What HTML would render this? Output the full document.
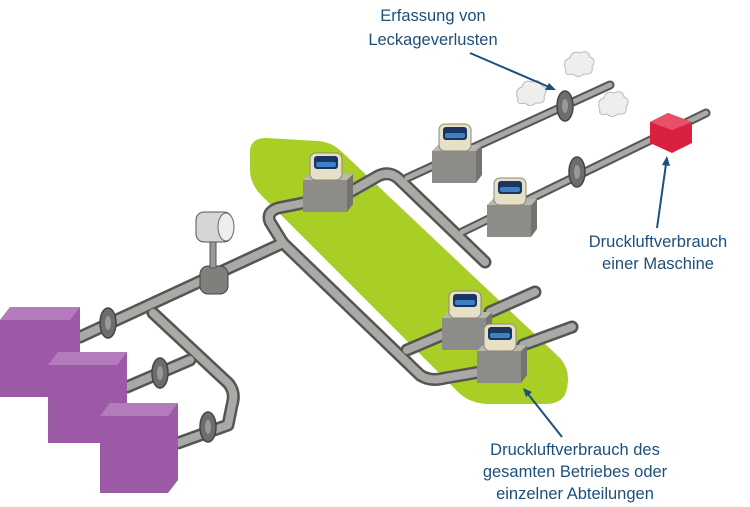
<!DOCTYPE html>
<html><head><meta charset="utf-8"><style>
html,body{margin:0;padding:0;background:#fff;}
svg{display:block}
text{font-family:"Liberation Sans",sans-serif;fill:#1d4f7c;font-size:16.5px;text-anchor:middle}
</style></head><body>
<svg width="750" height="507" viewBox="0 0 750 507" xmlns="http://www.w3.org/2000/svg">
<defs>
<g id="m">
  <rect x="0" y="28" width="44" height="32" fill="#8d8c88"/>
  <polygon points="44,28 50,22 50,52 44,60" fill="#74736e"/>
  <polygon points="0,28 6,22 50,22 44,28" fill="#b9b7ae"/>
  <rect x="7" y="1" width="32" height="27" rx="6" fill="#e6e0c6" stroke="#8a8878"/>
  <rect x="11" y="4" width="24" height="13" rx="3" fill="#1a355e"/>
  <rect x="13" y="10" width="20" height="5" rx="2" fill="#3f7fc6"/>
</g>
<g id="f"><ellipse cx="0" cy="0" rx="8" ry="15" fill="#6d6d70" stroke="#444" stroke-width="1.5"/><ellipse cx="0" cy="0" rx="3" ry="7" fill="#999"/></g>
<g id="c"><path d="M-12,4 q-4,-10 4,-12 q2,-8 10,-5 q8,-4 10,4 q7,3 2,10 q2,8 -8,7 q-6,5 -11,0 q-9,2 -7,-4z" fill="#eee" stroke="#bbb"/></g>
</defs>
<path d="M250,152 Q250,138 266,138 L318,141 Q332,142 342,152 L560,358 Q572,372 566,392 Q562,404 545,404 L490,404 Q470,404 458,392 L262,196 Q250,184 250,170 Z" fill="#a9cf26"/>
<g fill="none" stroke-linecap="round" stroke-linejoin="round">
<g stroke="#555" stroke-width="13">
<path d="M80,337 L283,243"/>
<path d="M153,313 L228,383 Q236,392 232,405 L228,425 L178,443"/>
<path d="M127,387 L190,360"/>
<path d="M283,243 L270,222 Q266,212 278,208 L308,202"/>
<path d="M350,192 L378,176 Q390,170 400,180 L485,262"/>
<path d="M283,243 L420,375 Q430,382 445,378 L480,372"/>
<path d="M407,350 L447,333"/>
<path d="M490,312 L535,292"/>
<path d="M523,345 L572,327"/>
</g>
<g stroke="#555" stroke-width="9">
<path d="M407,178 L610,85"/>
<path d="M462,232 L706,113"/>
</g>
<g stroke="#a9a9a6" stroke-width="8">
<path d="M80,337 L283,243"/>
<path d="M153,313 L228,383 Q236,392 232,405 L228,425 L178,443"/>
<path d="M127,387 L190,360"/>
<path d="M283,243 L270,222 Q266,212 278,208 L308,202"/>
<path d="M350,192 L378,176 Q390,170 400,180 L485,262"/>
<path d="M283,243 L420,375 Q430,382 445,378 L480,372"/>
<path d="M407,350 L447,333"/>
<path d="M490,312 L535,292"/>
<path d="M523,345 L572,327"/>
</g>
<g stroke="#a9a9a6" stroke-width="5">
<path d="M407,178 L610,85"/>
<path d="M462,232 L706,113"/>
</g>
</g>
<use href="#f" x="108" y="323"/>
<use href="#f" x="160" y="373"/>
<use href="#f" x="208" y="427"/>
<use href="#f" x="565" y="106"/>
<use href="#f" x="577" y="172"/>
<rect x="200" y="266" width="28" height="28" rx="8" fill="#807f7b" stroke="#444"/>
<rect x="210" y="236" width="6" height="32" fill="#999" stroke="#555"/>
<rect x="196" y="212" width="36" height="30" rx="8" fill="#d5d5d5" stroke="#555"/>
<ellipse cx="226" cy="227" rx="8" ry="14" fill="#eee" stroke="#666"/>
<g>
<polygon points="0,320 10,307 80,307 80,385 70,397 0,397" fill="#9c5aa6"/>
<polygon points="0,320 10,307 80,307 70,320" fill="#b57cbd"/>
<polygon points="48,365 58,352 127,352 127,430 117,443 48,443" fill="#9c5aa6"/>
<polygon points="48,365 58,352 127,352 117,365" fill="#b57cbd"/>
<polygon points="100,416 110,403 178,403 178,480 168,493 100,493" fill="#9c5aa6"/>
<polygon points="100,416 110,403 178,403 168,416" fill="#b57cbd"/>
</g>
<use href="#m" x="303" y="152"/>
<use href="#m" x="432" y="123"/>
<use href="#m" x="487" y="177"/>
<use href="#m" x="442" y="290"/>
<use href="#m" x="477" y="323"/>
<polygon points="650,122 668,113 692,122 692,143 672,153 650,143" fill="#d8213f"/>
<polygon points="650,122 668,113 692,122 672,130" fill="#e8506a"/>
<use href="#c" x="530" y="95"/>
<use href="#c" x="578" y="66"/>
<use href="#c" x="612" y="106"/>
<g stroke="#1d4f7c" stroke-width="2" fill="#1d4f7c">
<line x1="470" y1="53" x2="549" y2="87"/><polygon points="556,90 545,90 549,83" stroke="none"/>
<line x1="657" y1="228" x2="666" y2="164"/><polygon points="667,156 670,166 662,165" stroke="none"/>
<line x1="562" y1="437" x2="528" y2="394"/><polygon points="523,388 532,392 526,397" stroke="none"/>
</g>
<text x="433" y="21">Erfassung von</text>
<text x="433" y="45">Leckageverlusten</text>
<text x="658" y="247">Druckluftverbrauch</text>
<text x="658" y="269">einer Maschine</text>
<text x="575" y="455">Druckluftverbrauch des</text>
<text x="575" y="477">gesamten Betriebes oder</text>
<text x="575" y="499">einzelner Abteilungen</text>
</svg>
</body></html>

◆ ◆ ◆

Aim of the task: Write out every line above exactly as it is, leaving out the pictures.

Output for this exercise:
What HTML would render this? Output the full document.
<!DOCTYPE html>
<html><head><meta charset="utf-8"><style>
html,body{margin:0;padding:0;background:#fff;}
svg{display:block}
text{font-family:"Liberation Sans",sans-serif;fill:#1d4f7c;font-size:16.5px;text-anchor:middle}
</style></head><body>
<svg width="750" height="507" viewBox="0 0 750 507" xmlns="http://www.w3.org/2000/svg">
<defs>
<g id="m">
  <rect x="0" y="28" width="44" height="32" fill="#8d8c88"/>
  <polygon points="44,28 50,22 50,52 44,60" fill="#74736e"/>
  <polygon points="0,28 6,22 50,22 44,28" fill="#b9b7ae"/>
  <rect x="7" y="1" width="32" height="27" rx="6" fill="#e6e0c6" stroke="#8a8878"/>
  <rect x="11" y="4" width="24" height="13" rx="3" fill="#1a355e"/>
  <rect x="13" y="10" width="20" height="5" rx="2" fill="#3f7fc6"/>
</g>
<g id="f"><ellipse cx="0" cy="0" rx="8" ry="15" fill="#6d6d70" stroke="#444" stroke-width="1.5"/><ellipse cx="0" cy="0" rx="3" ry="7" fill="#999"/></g>
<g id="c"><path d="M-12,4 q-4,-10 4,-12 q2,-8 10,-5 q8,-4 10,4 q7,3 2,10 q2,8 -8,7 q-6,5 -11,0 q-9,2 -7,-4z" fill="#eee" stroke="#bbb"/></g>
</defs>
<path d="M250,152 Q250,138 266,138 L318,141 Q332,142 342,152 L560,358 Q572,372 566,392 Q562,404 545,404 L490,404 Q470,404 458,392 L262,196 Q250,184 250,170 Z" fill="#a9cf26"/>
<g fill="none" stroke-linecap="round" stroke-linejoin="round">
<g stroke="#555" stroke-width="13">
<path d="M80,337 L283,243"/>
<path d="M153,313 L228,383 Q236,392 232,405 L228,425 L178,443"/>
<path d="M127,387 L190,360"/>
<path d="M283,243 L270,222 Q266,212 278,208 L308,202"/>
<path d="M350,192 L378,176 Q390,170 400,180 L485,262"/>
<path d="M283,243 L420,375 Q430,382 445,378 L480,372"/>
<path d="M407,350 L447,333"/>
<path d="M490,312 L535,292"/>
<path d="M523,345 L572,327"/>
</g>
<g stroke="#555" stroke-width="9">
<path d="M407,178 L610,85"/>
<path d="M462,232 L706,113"/>
</g>
<g stroke="#a9a9a6" stroke-width="8">
<path d="M80,337 L283,243"/>
<path d="M153,313 L228,383 Q236,392 232,405 L228,425 L178,443"/>
<path d="M127,387 L190,360"/>
<path d="M283,243 L270,222 Q266,212 278,208 L308,202"/>
<path d="M350,192 L378,176 Q390,170 400,180 L485,262"/>
<path d="M283,243 L420,375 Q430,382 445,378 L480,372"/>
<path d="M407,350 L447,333"/>
<path d="M490,312 L535,292"/>
<path d="M523,345 L572,327"/>
</g>
<g stroke="#a9a9a6" stroke-width="5">
<path d="M407,178 L610,85"/>
<path d="M462,232 L706,113"/>
</g>
</g>
<use href="#f" x="108" y="323"/>
<use href="#f" x="160" y="373"/>
<use href="#f" x="208" y="427"/>
<use href="#f" x="565" y="106"/>
<use href="#f" x="577" y="172"/>
<rect x="200" y="266" width="28" height="28" rx="8" fill="#807f7b" stroke="#444"/>
<rect x="210" y="236" width="6" height="32" fill="#999" stroke="#555"/>
<rect x="196" y="212" width="36" height="30" rx="8" fill="#d5d5d5" stroke="#555"/>
<ellipse cx="226" cy="227" rx="8" ry="14" fill="#eee" stroke="#666"/>
<g>
<polygon points="0,320 10,307 80,307 80,385 70,397 0,397" fill="#9c5aa6"/>
<polygon points="0,320 10,307 80,307 70,320" fill="#b57cbd"/>
<polygon points="48,365 58,352 127,352 127,430 117,443 48,443" fill="#9c5aa6"/>
<polygon points="48,365 58,352 127,352 117,365" fill="#b57cbd"/>
<polygon points="100,416 110,403 178,403 178,480 168,493 100,493" fill="#9c5aa6"/>
<polygon points="100,416 110,403 178,403 168,416" fill="#b57cbd"/>
</g>
<use href="#m" x="303" y="152"/>
<use href="#m" x="432" y="123"/>
<use href="#m" x="487" y="177"/>
<use href="#m" x="442" y="290"/>
<use href="#m" x="477" y="323"/>
<polygon points="650,122 668,113 692,122 692,143 672,153 650,143" fill="#d8213f"/>
<polygon points="650,122 668,113 692,122 672,130" fill="#e8506a"/>
<use href="#c" x="530" y="95"/>
<use href="#c" x="578" y="66"/>
<use href="#c" x="612" y="106"/>
<g stroke="#1d4f7c" stroke-width="2" fill="#1d4f7c">
<line x1="470" y1="53" x2="549" y2="87"/><polygon points="556,90 545,90 549,83" stroke="none"/>
<line x1="657" y1="228" x2="666" y2="164"/><polygon points="667,156 670,166 662,165" stroke="none"/>
<line x1="562" y1="437" x2="528" y2="394"/><polygon points="523,388 532,392 526,397" stroke="none"/>
</g>
<text x="433" y="21">Erfassung von</text>
<text x="433" y="45">Leckageverlusten</text>
<text x="658" y="247">Druckluftverbrauch</text>
<text x="658" y="269">einer Maschine</text>
<text x="575" y="455">Druckluftverbrauch des</text>
<text x="575" y="477">gesamten Betriebes oder</text>
<text x="575" y="499">einzelner Abteilungen</text>
</svg>
</body></html>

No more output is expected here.